Congratulations to the cryptographers and engineers at Mina for shipping this. We are getting palpably close to efficiently provable general computation. (For others interested in the evolution, see TinyRAM and the various zkEVM efforts especially zkSync2. This is a fascinating development in CS with wide implications.)
(Note that of the 1m initial tokens, slightly over half is "backers", "core contributors", and the two foundations.
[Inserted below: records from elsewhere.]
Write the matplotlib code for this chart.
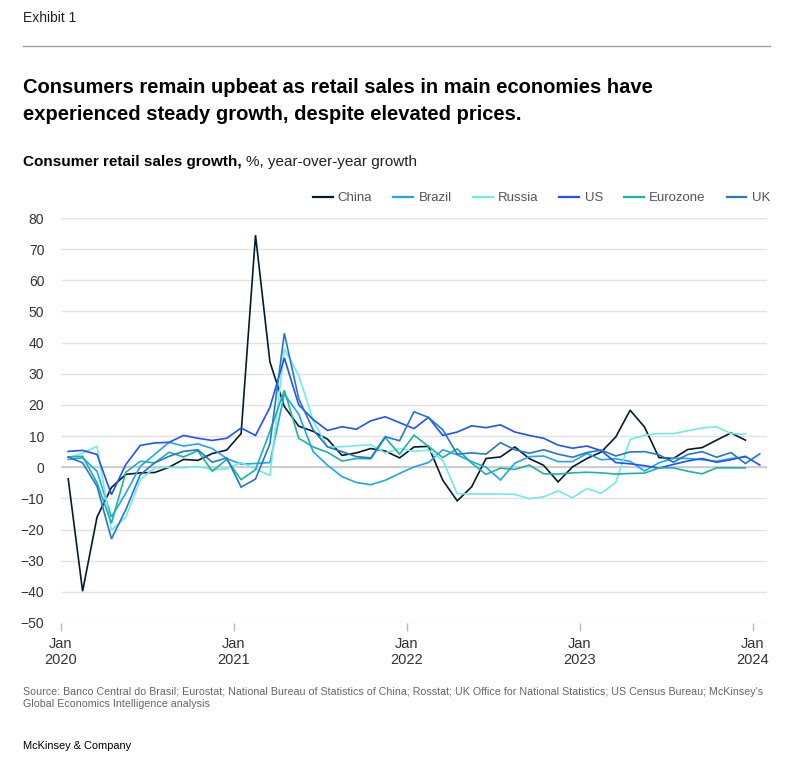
import numpy as np
import matplotlib
matplotlib.use("Agg")
import matplotlib.pyplot as plt

plt.rcParams['font.family'] = ['Liberation Sans', 'DejaVu Sans']

# monthly yoy growth, Jan 2020 onwards
china = [-3.7, -39.8, -16.0, -6.5, -2.3, -1.8, -1.7, 0.0, 2.5, 2.2, 4.4, 5.5,
         10.8, 74.5, 33.8, 19.5, 13.2, 11.5, 9.0, 3.8, 4.6, 6.0, 5.2, 3.0,
         6.5, 6.7, -4.2, -10.8, -6.3, 2.8, 3.3, 6.5, 2.8, 0.6, -4.7, 0.1,
         2.8, 4.9, 9.7, 18.3, 12.9, 3.1, 2.8, 5.7, 6.3, 8.7, 11.0, 8.7]
brazil = [2.5, 3.0, -1.3, -16.0, -8.3, 0.3, 4.1, 8.0, 6.8, 7.5, 6.0, 2.8,
          1.0, 1.2, 1.5, 23.5, 17.0, 5.0, 0.6, -3.0, -4.9, -5.6, -4.2, -2.0,
          0.1, 1.5, 5.6, 4.0, 1.8, 0.0, -4.1, 1.3, 3.4, 3.6, 1.8, 1.8,
          4.4, 2.4, 2.7, 1.9, -1.2, 1.4, 2.9, 2.8, 2.4, 1.9, 2.8, 3.3]
russia = [3.0, 4.5, 6.7, -20.2, -16.0, -4.0, -0.2, 0.0, -0.2, 0.3, -0.8, -0.5,
          1.5, -0.5, -2.7, 38.0, 29.5, 15.0, 6.5, 6.6, 6.9, 7.2, 4.6, 6.0,
          5.1, 5.5, 2.2, -8.5, -8.6, -8.6, -8.6, -8.7, -10.1, -9.5, -7.6, -9.8,
          -6.8, -8.4, -4.9, 8.9, 10.3, 10.8, 10.8, 11.7, 12.6, 13.0, 10.8, 10.6]
us = [5.1, 5.4, 4.1, -8.8, 0.9, 7.0, 7.8, 8.0, 10.2, 9.3, 8.6, 9.3,
      12.6, 10.2, 19.2, 35.1, 20.0, 15.3, 11.8, 13.0, 12.2, 14.9, 16.2, 14.3,
      12.4, 16.0, 10.2, 11.3, 13.3, 12.7, 13.6, 11.3, 10.2, 9.3, 7.1, 6.1,
      6.8, 5.3, 1.5, 1.1, 0.5, -0.3, 0.9, 2.0, 2.8, 1.6, 2.4, 3.5,
      0.7]
eurozone = [3.3, 3.5, -5.0, -18.0, -1.6, 1.9, 1.4, 4.8, 3.3, 5.3, -1.3, 2.5,
            -4.0, -0.8, 11.5, 24.7, 9.3, 6.5, 4.8, 2.0, 2.8, 2.7, 9.5, 4.2,
            10.3, 6.7, 3.1, 5.9, 1.3, -2.3, -0.3, -0.7, 0.7, -2.1, -2.2, -1.8,
            -1.6, -1.8, -2.2, -2.0, -1.9, -0.2, -0.2, -1.3, -2.1, -0.2, -0.2, -0.2]
uk = [3.3, 1.4, -6.1, -23.0, -13.6, -2.4, 1.4, 3.5, 5.1, 5.6, 1.6, 3.0,
      -6.4, -3.8, 7.5, 43.0, 22.0, 12.0, 6.5, 5.0, 3.4, 3.0, 9.8, 8.5,
      17.8, 16.0, 12.0, 4.2, 4.6, 4.2, 7.9, 5.6, 4.5, 5.6, 4.2, 3.2,
      4.7, 5.5, 3.6, 4.9, 5.0, 4.0, 1.6, 4.1, 5.0, 3.2, 4.7, 1.2,
      4.3]

names = ['China', 'Brazil', 'Russia', 'US', 'Eurozone', 'UK']
series = [china, brazil, russia, us, eurozone, uk]
colors = ['#051c2c', '#1ea6f2', '#72ebe6', '#2251ff', '#1db3a3', '#2676cf']

year_labels = ['Jan\n2020', 'Jan\n2021', 'Jan\n2022', 'Jan\n2023', 'Jan\n2024']
year_ticks = [0, 12, 24, 36, 48]
y_ticks = list(range(-50, 81, 10))

W, H = 801, 768
fig = plt.figure(figsize=(W / 100, H / 100), dpi=100)
ax = fig.add_axes([61 / W, 1 - 623 / H, (767 - 61) / W, (623 - 218) / H])

for vals, name, c in zip(series, names, colors):
    x = np.arange(len(vals)) + 0.5
    ax.plot(x, vals, color=c, lw=1.2, label=name, solid_joinstyle='miter')

ax.set_xlim(0, 49)
ax.set_ylim(-50, 80)
ax.set_yticks(y_ticks)
ax.set_yticklabels([str(v).replace('-', '\u2212') for v in y_ticks])
ax.set_xticks(year_ticks)
ax.set_xticklabels(year_labels)
ax.grid(axis='y', color='#e2e2e2', lw=1)
ax.axhline(0, color='#c8c8c8', lw=1.2, zorder=1)
ax.set_axisbelow(True)
for s in ax.spines.values():
    s.set_visible(False)
ax.tick_params(axis='y', length=0, pad=12, labelsize=10, labelcolor='#333333')
ax.tick_params(axis='x', length=6, width=1, color='#bbbbbb', pad=4,
               labelsize=10.5, labelcolor='#333333')

leg = fig.legend(loc='center right', bbox_to_anchor=(782 / W, 1 - 198 / H),
                 ncol=6, frameon=False, fontsize=9.5, handlelength=1.5,
                 handletextpad=0.4, columnspacing=1.6, labelcolor='#555555')
for line in leg.get_lines():
    line.set_linewidth(1.6)

fig.text(23 / W, 1 - 18 / H, 'Exhibit 1', fontsize=10, va='center', color='#222222')
fig.add_artist(plt.Line2D([23 / W, 770 / W], [1 - 46 / H, 1 - 46 / H],
                          color='#a0a0a0', lw=1))
fig.text(23 / W, 1 - 101 / H,
         'Consumers remain upbeat as retail sales in main economies have\n'
         'experienced steady growth, despite elevated prices.',
         fontsize=14.5, fontweight='bold', va='center', color='#000000',
         linespacing=1.5)

t1 = fig.text(23 / W, 1 - 162 / H, 'Consumer retail sales growth,', fontsize=11,
              fontweight='bold', va='center', color='#000000')
fig.canvas.draw()
bb = t1.get_window_extent()
fig.text(bb.x1 / W + 4 / W, 1 - 162 / H, '%, year-over-year growth', fontsize=11,
         va='center', color='#222222')

fig.text(23 / W, 1 - 698 / H,
         "Source: Banco Central do Brasil; Eurostat; National Bureau of Statistics of China; "
         "Rosstat; UK Office for National Statistics; US Census Bureau; McKinsey's\n"
         "Global Economics Intelligence analysis",
         fontsize=7.7, va='center', color='#666666', linespacing=1.25)
fig.text(23 / W, 1 - 746 / H, 'McKinsey & Company', fontsize=7.9, va='center',
         color='#000000')

fig.savefig('out.png', dpi=100)
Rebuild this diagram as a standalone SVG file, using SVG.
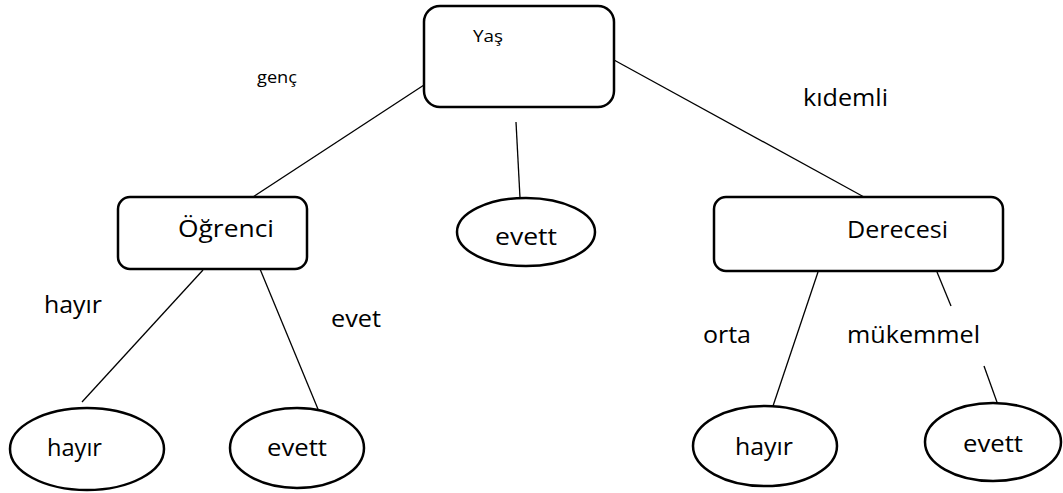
<svg xmlns="http://www.w3.org/2000/svg" width="1063" height="493" viewBox="0 0 1063 493">
<style>
.box{fill:#fff;stroke:#000;stroke-width:2.5}
.ell{fill:#fff;stroke:#000;stroke-width:2.5}
.ln{stroke:#000;stroke-width:1.3;fill:none}
.t{font-family:"Open Sans","Liberation Sans",Arial,sans-serif;font-size:23px;fill:#000}
.s{font-family:"Open Sans","Liberation Sans",Arial,sans-serif;font-size:16px;fill:#000}
</style>
<rect width="1063" height="493" fill="#fff"/>
<g id="connectors">
<line class="ln" x1="424" y1="85" x2="253" y2="197"/>
<line class="ln" x1="516" y1="122" x2="520" y2="198"/>
<line class="ln" x1="614" y1="60" x2="864" y2="197"/>
<line class="ln" x1="203" y1="270" x2="82" y2="402"/>
<line class="ln" x1="260" y1="269" x2="320" y2="414"/>
<line class="ln" x1="818" y1="272" x2="773" y2="406"/>
<line class="ln" x1="937" y1="272" x2="951" y2="306"/>
<line class="ln" x1="984" y1="366" x2="998" y2="405"/>
</g>
<g id="labels">
<text class="s" x="257" y="83" textLength="40" lengthAdjust="spacingAndGlyphs">genç</text>
<text class="t" x="803" y="106" textLength="85" lengthAdjust="spacingAndGlyphs">kıdemli</text>
<text class="t" x="44" y="313" textLength="58" lengthAdjust="spacingAndGlyphs">hayır</text>
<text class="t" x="331" y="327" textLength="50" lengthAdjust="spacingAndGlyphs">evet</text>
<text class="t" x="703" y="343" textLength="48" lengthAdjust="spacingAndGlyphs">orta</text>
<text class="t" x="847" y="343" textLength="133" lengthAdjust="spacingAndGlyphs">mükemmel</text>
</g>
<g id="yas">
<rect class="box" x="424" y="6" width="190" height="101" rx="16"/>
<text class="s" x="473" y="42" textLength="30" lengthAdjust="spacingAndGlyphs">Yaş</text>
</g>
<g id="ogrenci">
<rect class="box" x="118" y="197" width="189" height="72" rx="12"/>
<text class="t" x="178" y="237" textLength="96" lengthAdjust="spacingAndGlyphs">Öğrenci</text>
</g>
<g id="evett-mid">
<ellipse class="ell" cx="526" cy="232" rx="69" ry="34"/>
<text class="t" x="495" y="245" textLength="62" lengthAdjust="spacingAndGlyphs">evett</text>
</g>
<g id="derecesi">
<rect class="box" x="714" y="197" width="289" height="74" rx="12"/>
<text class="t" x="847" y="238" textLength="101" lengthAdjust="spacingAndGlyphs">Derecesi</text>
</g>
<g id="hayir-left">
<ellipse class="ell" cx="87" cy="449" rx="77" ry="41"/>
<text class="t" x="47" y="456" textLength="55" lengthAdjust="spacingAndGlyphs">hayır</text>
</g>
<g id="evett-left">
<ellipse class="ell" cx="297" cy="448" rx="67" ry="40"/>
<text class="t" x="267" y="456" textLength="60" lengthAdjust="spacingAndGlyphs">evett</text>
</g>
<g id="hayir-right">
<ellipse class="ell" cx="765" cy="446" rx="72" ry="40"/>
<text class="t" x="735" y="455" textLength="58" lengthAdjust="spacingAndGlyphs">hayır</text>
</g>
<g id="evett-right">
<ellipse class="ell" cx="993" cy="442" rx="68" ry="39"/>
<text class="t" x="963" y="452" textLength="60" lengthAdjust="spacingAndGlyphs">evett</text>
</g>
</svg>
Since Mina is proof-of-stake, all ongoing issurance goes to existing tokenholders, so we can expect that Mina will always be over 50% insider owned unless they sell.)
> all ongoing issurance goes to existing tokenholders
David Rosenthal also raised this issue in his recent blog entry [1]:
"It isn't just that the Gini coefficients of cryptocurrencies are extremely high[4], but that Proof-of-Stake makes this a self-reinforcing problem. Because the rewards for mining new blocks, and the fees for including transactions in blocks, flow to the HODL-ers in proportion to their HODL-ings, whatever Gini coefficient the systems starts out with will always increase. Proof-of-Stake isn't effective at decentralization."
> Because the rewards for mining new blocks, and the fees for including transactions in blocks, [...] whatever Gini coefficient the systems starts out with will always increase
That doesn't follow at all. If everyone staked their coins and nobody ever bought or sold, the distribution would remain constant over time. In reality, coins do trade, and this causes diffusion. Coin ownership can decentralize over time.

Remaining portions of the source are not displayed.